### [Data for this exercise]
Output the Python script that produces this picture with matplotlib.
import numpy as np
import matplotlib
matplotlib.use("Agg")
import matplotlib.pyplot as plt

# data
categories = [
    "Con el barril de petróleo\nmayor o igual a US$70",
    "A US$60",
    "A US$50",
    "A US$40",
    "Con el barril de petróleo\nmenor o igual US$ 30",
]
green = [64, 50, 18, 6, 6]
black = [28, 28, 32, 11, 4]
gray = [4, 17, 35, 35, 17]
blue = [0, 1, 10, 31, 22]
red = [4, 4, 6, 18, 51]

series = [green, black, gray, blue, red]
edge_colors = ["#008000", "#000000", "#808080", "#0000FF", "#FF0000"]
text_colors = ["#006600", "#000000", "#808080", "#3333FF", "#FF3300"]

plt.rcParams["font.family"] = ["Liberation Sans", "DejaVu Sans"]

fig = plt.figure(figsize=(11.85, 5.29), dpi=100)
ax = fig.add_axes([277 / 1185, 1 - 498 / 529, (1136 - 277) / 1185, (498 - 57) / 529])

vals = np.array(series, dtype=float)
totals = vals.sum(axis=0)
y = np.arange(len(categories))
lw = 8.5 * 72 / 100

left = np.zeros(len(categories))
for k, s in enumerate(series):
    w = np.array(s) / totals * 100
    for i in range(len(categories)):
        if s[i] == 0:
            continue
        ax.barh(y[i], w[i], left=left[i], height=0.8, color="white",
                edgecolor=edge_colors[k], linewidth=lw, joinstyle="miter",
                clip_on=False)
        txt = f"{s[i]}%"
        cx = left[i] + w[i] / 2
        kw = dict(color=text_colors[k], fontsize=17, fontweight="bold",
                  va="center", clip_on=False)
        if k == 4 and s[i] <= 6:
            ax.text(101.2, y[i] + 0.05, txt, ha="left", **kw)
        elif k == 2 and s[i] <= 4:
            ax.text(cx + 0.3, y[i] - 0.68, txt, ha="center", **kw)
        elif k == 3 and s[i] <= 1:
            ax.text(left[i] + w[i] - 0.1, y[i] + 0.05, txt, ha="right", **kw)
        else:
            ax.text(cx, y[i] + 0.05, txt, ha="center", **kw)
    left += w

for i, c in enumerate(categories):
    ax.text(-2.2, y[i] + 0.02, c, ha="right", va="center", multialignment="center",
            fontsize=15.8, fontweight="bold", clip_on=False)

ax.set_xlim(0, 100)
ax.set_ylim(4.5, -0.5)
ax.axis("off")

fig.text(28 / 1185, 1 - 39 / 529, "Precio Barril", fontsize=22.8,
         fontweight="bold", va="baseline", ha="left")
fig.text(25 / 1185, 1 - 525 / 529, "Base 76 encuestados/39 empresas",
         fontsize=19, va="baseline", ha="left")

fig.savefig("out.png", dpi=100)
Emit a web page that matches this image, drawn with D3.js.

### [Task details]
Identify the lines of the entries containing the string "matplotlib". Copy each such line.

### [Task response]
Output the Python script that produces this picture with matplotlib.
import matplotlib
matplotlib.use("Agg")
import matplotlib.pyplot as plt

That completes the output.